**Requirements:**
Set down the data below from its first line to the line holding "ax = fig.add_axes([0.2637, 0.2317, 0.7294", inclusive; omit all pictures.

───── Supplied information

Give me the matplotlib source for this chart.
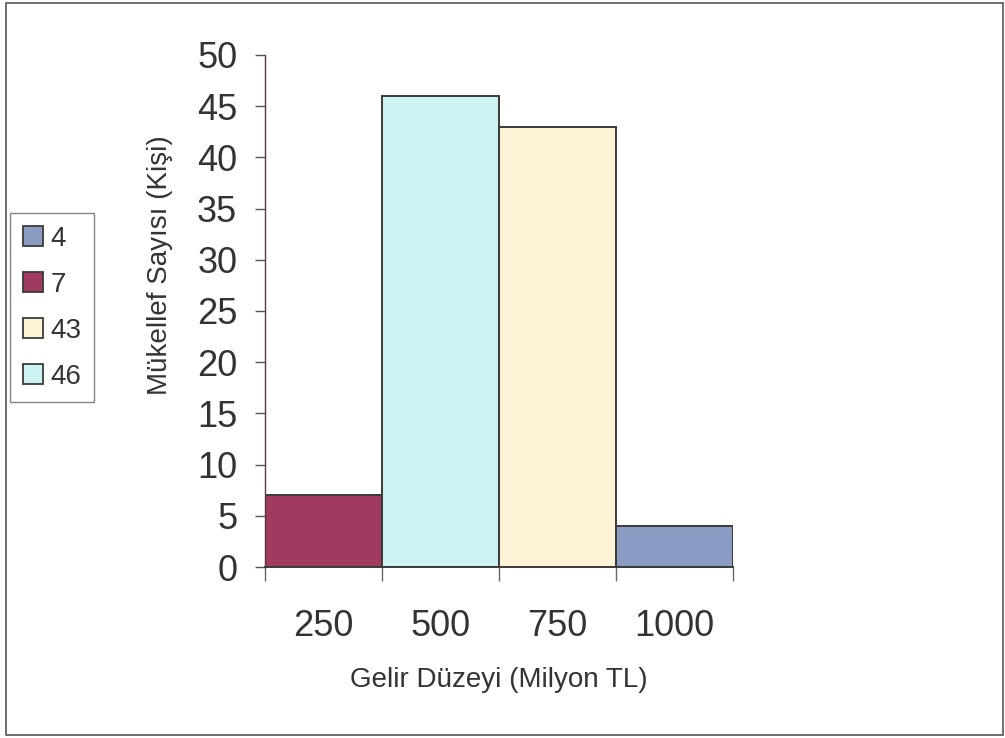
import matplotlib
matplotlib.use("Agg")
import matplotlib.pyplot as plt
from matplotlib.patches import Patch, Rectangle
import numpy as np

plt.rcParams['font.family'] = ['Liberation Sans', 'DejaVu Sans']

# Data
categories = ['250', '500', '750', '1000']
counts = [7, 46, 43, 4]
bar_colors = ['#A13A60', '#CDF2F1', '#FEF3D6', '#8B9CC2']
legend_labels = ['4', '7', '43', '46']
legend_colors = ['#8B9CC2', '#A13A60', '#FEF3D6', '#CDF2F1']

text_color = '#333333'
edge_color = '#3a3a3a'

fig = plt.figure(figsize=(10.05, 7.38), dpi=100)
ax = fig.add_axes([0.2637, 0.2317, 0.7294 - 0.2637, 0.9255 - 0.2317])

x = np.arange(len(categories))
ax.bar(x, counts, width=1.0, color=bar_colors, edgecolor=edge_color, linewidth=1.4)

ax.set_xlim(-0.5, len(categories) - 0.5)
ax.set_ylim(0, 50)
ax.set_yticks(np.arange(0, 51, 5))
ax.set_xticks(x)
ax.set_xticklabels(categories)
ax.set_xticks(np.arange(-0.5, len(categories), 1.0), minor=True)

ax.tick_params(axis='y', direction='out', length=7, width=1, color='#555555',
               labelsize=26, labelcolor=text_color, pad=13)
ax.tick_params(axis='x', which='major', length=0, labelsize=26,
               labelcolor=text_color, pad=30)
ax.tick_params(axis='x', which='minor', direction='out', length=10, width=1,
               color='#666666')

for side in ('top', 'right'):
    ax.spines[side].set_visible(False)
ax.spines['left'].set_color('#5a3a40')
ax.spines['bottom'].set_color(edge_color)
ax.spines['left'].set_linewidth(1)
ax.spines['bottom'].set_linewidth(1.4)

ax.set_xlabel('Gelir Düzeyi (Milyon TL)', fontsize=20, color=text_color)
ax.set_ylabel('Mükellef Sayısı (Kişi)', fontsize=20, color=text_color)
ax.xaxis.set_label_coords(0.5, -0.195)
ax.yaxis.set_label_coords(-0.196, 0.59)

# Legend on the left
handles = [Patch(facecolor=c, edgecolor=edge_color, linewidth=1.3) for c in legend_colors]
leg = fig.legend(handles, legend_labels, loc='upper left',
                 bbox_to_anchor=(10 / 1005, 1 - 213 / 738),
                 fontsize=20, frameon=True, fancybox=False,
                 handlelength=0.75, handleheight=0.75, handletextpad=0.25,
                 labelspacing=0.72, borderpad=0.45, borderaxespad=0)
leg.get_frame().set_edgecolor('#666666')
leg.get_frame().set_linewidth(1)
for t in leg.get_texts():
    t.set_color(text_color)

# Outer frame around the figure
fig.patches.append(Rectangle((6 / 1005, 3 / 738), 997 / 1005, 732 / 738,
                             transform=fig.transFigure, fill=False,
                             edgecolor='#555555', linewidth=1.2))

fig.savefig('out.png', dpi=100)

──────────

**Correct answer:**
Give me the matplotlib source for this chart.
import matplotlib
matplotlib.use("Agg")
import matplotlib.pyplot as plt
from matplotlib.patches import Patch, Rectangle
import numpy as np

plt.rcParams['font.family'] = ['Liberation Sans', 'DejaVu Sans']

# Data
categories = ['250', '500', '750', '1000']
counts = [7, 46, 43, 4]
bar_colors = ['#A13A60', '#CDF2F1', '#FEF3D6', '#8B9CC2']
legend_labels = ['4', '7', '43', '46']
legend_colors = ['#8B9CC2', '#A13A60', '#FEF3D6', '#CDF2F1']

text_color = '#333333'
edge_color = '#3a3a3a'

fig = plt.figure(figsize=(10.05, 7.38), dpi=100)
ax = fig.add_axes([0.2637, 0.2317, 0.7294 - 0.2637, 0.9255 - 0.2317])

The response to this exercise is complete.